United States Attorney General Eric Holder said during an off-the-record meeting Thursday that the Department of Justice will change the way it conducts investigations of reporters amid scandals centered on Associated Press and Fox News journalists.
Several news organizations refused Mr. Holder’s invitation to attend the meeting, citing contention over the Justice Department’s plan to go over matters crucial to the press on the condition that details of the discussion aren’t published. After Thursday’s conference, though, the few attendees who accepted the invitation said that the DoJ agreed to let some details emerge.
"Justice Department officials agreed that the journalists could discuss publicly in general some of the ideas that were discussed during the course of what [was] otherwise an off the record meeting,” Dylan Byers wrote for Politico. Journalists with other publications have also opened up about the event.
Despite the Justice Department’s original plans to keep the meeting’s details from going public, accounts of Thursday’s address that have surfaced in the day since reveal that Mr. Holder hoped to convince journalists that changes are on the horizon for how his office conducts probes into journalists.
The Associated Press revealed earlier this month that the Justice Department subpoenaed two months’ worth of phone records for lines linked to roughly 100 journalists. Soon after, it was acknowledged that the personal emails of Fox News reporter James Rosen were also requested by the Justice Department. In both instances, the government is investigating the source of separate leaked intelligence that could have proved to be national security risks.
In the AP case, the news service said it was likely targeted by Holder because of a 2012 article that blew the cover on the Central Intelligence Agency’s successful thwarting of a terrorist attack. The AP said they did not publish its story until meeting with both the CIA and the White House and was informed that disclosing the details would not jeopardize national security. Holder stands by the probe, but during this week’s meeting said things would be conducted differently in the future.

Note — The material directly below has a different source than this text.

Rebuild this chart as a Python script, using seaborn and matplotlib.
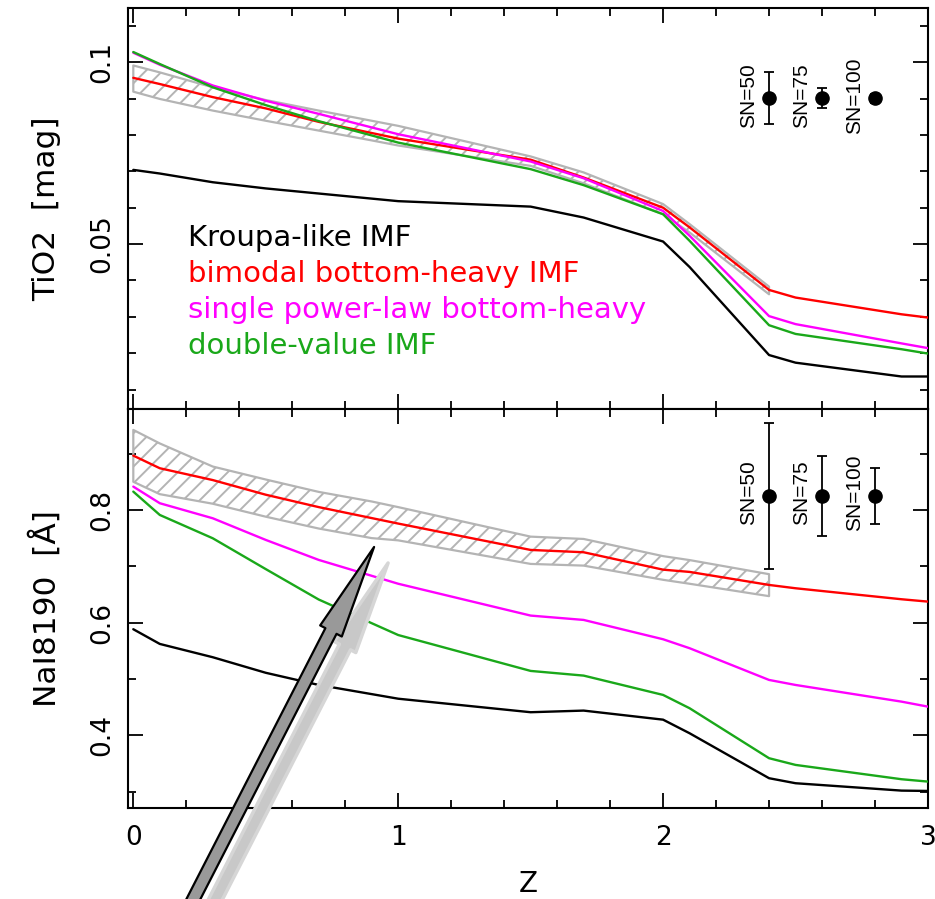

According to Byers, Holder and Deputy Attorney General James Cole “said they are reaching out to editors and counsels for news organizations about how to strike what they called ‘the balance’ between protecting the flow of information and journalists’ ability to do our jobs and what they described as national security damage.”
“[Holder and aides] completely endorsed the president’s statement that reporters should not be at legal risk for doing their job. They acknowledged the need for changes in their own guidelines and the need to have a more rigorous internal review,” Martin Baron added in the Washington Post.

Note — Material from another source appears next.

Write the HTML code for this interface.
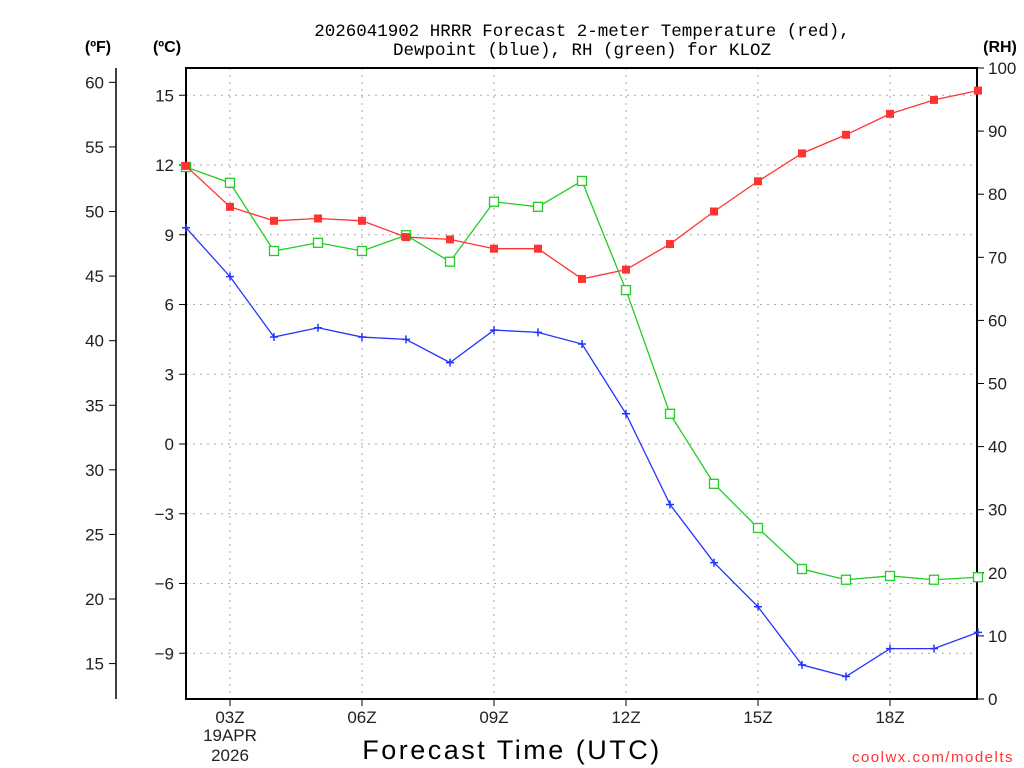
<!DOCTYPE html>
<html><head><meta charset="utf-8">
<style>
html,body{margin:0;padding:0;background:#fff;}
svg{display:block;font-family:"Liberation Sans","DejaVu Sans",sans-serif;}
</style></head>
<body>
<svg id="chart" width="1024" height="768" xmlns="http://www.w3.org/2000/svg">
<text x="582" y="36" font-size="17.5" font-family="Liberation Mono, monospace" text-anchor="middle" fill="#000">2026041902 HRRR Forecast 2-meter Temperature (red),</text>
<text x="582" y="55" font-size="17.5" font-family="Liberation Mono, monospace" text-anchor="middle" fill="#000">Dewpoint (blue), RH (green) for KLOZ</text>
<text x="98" y="52" font-size="16" font-weight="bold" text-anchor="middle">(ºF)</text>
<text x="167" y="52" font-size="16" font-weight="bold" text-anchor="middle">(ºC)</text>
<text x="1000" y="52" font-size="16" font-weight="bold" text-anchor="middle">(RH)</text>
<text x="512" y="759" font-size="27" text-anchor="middle" letter-spacing="2.5">Forecast Time (UTC)</text>
<text x="1014" y="762" font-size="15" text-anchor="end" fill="#ff3333" letter-spacing="1.5">coolwx.com/modelts</text>
<g id="grid"></g><g id="axes"></g><g id="series"></g>
</svg>
<script>
const hours = [2,3,4,5,6,7,8,9,10,11,12,13,14,15,16,17,18,19,20];
const tempC = [11.96,10.2,9.6,9.7,9.6,8.9,8.8,8.4,8.4,7.1,7.5,8.6,10.0,11.3,12.5,13.3,14.2,14.8,15.2];
const dewC = [9.3,7.2,4.6,5.0,4.6,4.5,3.5,4.9,4.8,4.3,1.3,-2.6,-5.1,-7.0,-9.5,-10.0,-8.8,-8.8,-8.1];
const rh = [84.3,81.8,71,72.3,71,73.5,69.3,78.8,78,82.1,64.8,45.2,34.1,27.1,20.6,18.9,19.5,18.9,19.3];
const cTicks = [15,12,9,6,3,0,-3,-6,-9];
const fTicks = [60,55,50,45,40,35,30,25,20,15];
const rhTicks = [100,90,80,70,60,50,40,30,20,10,0];
const xTickHours = [3,6,9,12,15,18];
const xTickLabels = ["03Z","06Z","09Z","12Z","15Z","18Z"];

const L=186,R=977,T=68,B=699;
const xs = h => L + (h-2)*44;
const yC = c => 444 - c*23.25;
const yF = f => yC((f-32)/1.8);
const yRH = r => B - r*(B-T)/100;
const NS="http://www.w3.org/2000/svg";
function mk(parent,tag,attrs){const e=document.createElementNS(NS,tag);for(const k in attrs)e.setAttribute(k,attrs[k]);parent.appendChild(e);return e;}
const grid=document.getElementById('grid'),axes=document.getElementById('axes'),ser=document.getElementById('series');

cTicks.forEach(c=>{
  const y=yC(c);
  const g=mk(grid,'line',{x1:L,x2:R,y1:y,y2:y,stroke:'#aaa','stroke-dasharray':'2,5'});
  
  
  mk(axes,'line',{x1:L-7,x2:L,y1:y,y2:y,stroke:'#000'});
  const t=mk(axes,'text',{x:L-12,y:y+6,'font-size':17,'text-anchor':'end',fill:'#222'});
  t.textContent=c===0?'0':(c<0?'\u2212'+(-c):c);
  
  
});
xTickHours.forEach((h,i)=>{
  const x=xs(h);
  const g=mk(grid,'line',{x1:x,x2:x,y1:T,y2:B,stroke:'#aaa','stroke-dasharray':'2,5'});
  
  
  mk(axes,'line',{x1:x,x2:x,y1:B,y2:B+7,stroke:'#000'});
  const t=mk(axes,'text',{x:x,y:B+24,'font-size':17,'text-anchor':'middle',fill:'#222'});
  t.textContent=xTickLabels[i];
  
  
});
[['19APR',741],['2026',761]].forEach(([s,y])=>{
  const t=mk(axes,'text',{x:xs(3),y:y,'font-size':17,'text-anchor':'middle',fill:'#222'});
  t.textContent=s;
  
  
});
mk(axes,'line',{x1:116,x2:116,y1:T,y2:B,stroke:'#000','stroke-width':1.5});
fTicks.forEach(f=>{
  const y=yF(f);
  mk(axes,'line',{x1:109,x2:116,y1:y,y2:y,stroke:'#000'});
  const t=mk(axes,'text',{x:104,y:y+6,'font-size':17,'text-anchor':'end',fill:'#222'});
  t.textContent=f;
  
  
});
rhTicks.forEach(r=>{
  const y=yRH(r);
  mk(axes,'line',{x1:R,x2:R+7,y1:y,y2:y,stroke:'#000'});
  const t=mk(axes,'text',{x:988,y:y+6,'font-size':17,'text-anchor':'start',fill:'#222'});
  t.textContent=r;
  
  
});
const frame=mk(axes,'rect',{x:L,y:T,width:R-L,height:B-T,fill:'none',stroke:'#000','stroke-width':2});



function series(vals,yf,color,kind,name){
  const pts=vals.map((v,i)=>[xs(hours[i]),yf(v)]);
  const pl=mk(ser,'polyline',{points:pts.map(p=>p.join(',')).join(' '),fill:'none',stroke:color,'stroke-width':1.3});
  
  
  pts.forEach(([x,y])=>{
    let m;
    if(kind==='fill') m=mk(ser,'rect',{x:x-4,y:y-4,width:8,height:8,fill:color});
    else if(kind==='open') m=mk(ser,'rect',{x:x-4.5,y:y-4.5,width:9,height:9,fill:'#fff',stroke:color,'stroke-width':1.3});
    else m=mk(ser,'path',{d:`M${x-4},${y}H${x+4}M${x},${y-4}V${y+4}`,stroke:color,'stroke-width':1.5});
    
    
  });
}
series(rh,yRH,'#22cc22','open','rh');
series(tempC,yC,'#ff3333','fill','temperature');
series(dewC,yC,'#2233ff','plus','dewpoint');
</script>
</body></html>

But even if the DoJ acknowledged those changes, eyewitnesses say it’s not certain when or how adjustments will be implemented. While most attendees say that Holder and Cole seemed understanding of their grievances, few walked away with feeling fulfilled about promises that have yet to be cemented.

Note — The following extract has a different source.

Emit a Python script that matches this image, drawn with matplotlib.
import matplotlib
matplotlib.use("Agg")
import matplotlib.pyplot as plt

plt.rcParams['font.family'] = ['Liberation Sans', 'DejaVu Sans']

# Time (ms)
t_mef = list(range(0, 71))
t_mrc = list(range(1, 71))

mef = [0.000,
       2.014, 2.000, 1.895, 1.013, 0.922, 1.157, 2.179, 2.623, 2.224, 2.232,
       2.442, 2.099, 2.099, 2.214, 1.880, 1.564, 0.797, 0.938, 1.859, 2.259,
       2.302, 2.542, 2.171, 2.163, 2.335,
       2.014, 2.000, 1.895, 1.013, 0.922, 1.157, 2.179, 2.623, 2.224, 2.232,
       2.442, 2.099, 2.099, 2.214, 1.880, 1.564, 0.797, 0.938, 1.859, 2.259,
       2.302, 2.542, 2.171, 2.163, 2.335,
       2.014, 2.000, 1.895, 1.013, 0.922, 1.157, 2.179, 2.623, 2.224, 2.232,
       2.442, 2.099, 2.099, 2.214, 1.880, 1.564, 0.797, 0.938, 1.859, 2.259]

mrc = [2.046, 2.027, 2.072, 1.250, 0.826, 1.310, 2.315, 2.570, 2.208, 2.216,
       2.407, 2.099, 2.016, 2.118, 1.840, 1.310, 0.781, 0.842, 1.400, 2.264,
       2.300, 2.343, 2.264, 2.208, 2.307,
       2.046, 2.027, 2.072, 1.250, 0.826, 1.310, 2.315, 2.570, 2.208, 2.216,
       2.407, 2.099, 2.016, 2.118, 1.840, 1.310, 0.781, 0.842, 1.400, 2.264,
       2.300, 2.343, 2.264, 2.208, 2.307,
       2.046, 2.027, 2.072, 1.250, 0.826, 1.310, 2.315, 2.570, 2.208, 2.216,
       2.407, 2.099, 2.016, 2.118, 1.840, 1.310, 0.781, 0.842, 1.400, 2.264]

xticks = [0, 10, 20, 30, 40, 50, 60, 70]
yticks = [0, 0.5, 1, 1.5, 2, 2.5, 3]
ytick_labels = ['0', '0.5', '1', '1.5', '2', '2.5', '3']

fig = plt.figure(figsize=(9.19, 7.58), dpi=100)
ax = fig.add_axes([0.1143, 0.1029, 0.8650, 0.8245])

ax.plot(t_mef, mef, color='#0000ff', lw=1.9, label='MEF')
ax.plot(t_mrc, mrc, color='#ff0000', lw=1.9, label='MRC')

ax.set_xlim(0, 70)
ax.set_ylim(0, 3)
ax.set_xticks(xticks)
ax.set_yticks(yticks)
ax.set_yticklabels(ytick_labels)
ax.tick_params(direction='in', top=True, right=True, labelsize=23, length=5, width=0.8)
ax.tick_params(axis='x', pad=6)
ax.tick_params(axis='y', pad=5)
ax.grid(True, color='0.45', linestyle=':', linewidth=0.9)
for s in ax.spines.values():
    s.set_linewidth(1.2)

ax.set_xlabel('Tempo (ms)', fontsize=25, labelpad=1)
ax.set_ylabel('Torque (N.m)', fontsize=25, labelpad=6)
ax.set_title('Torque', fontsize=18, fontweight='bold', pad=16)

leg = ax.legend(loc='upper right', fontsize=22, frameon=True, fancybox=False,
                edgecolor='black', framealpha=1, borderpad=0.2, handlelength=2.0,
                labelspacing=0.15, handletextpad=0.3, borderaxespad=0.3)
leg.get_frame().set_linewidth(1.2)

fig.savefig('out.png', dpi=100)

“I didn’t come away with a precise understanding of how those guidelines might change, and I didn’t have impression they were settled in their own mind,” Byers added for a separate Politico article.
“Who knows what’s going to happen if they in fact are going to practice what they seem to preach and try to change some laws that we feel are very relevant. But I think it’s sort of an opening gambit, an opening discussion,” New York Daily News Washington bureau chief Jim Warren told CNN.
Holder will hold a separate meeting with members of the press on Friday.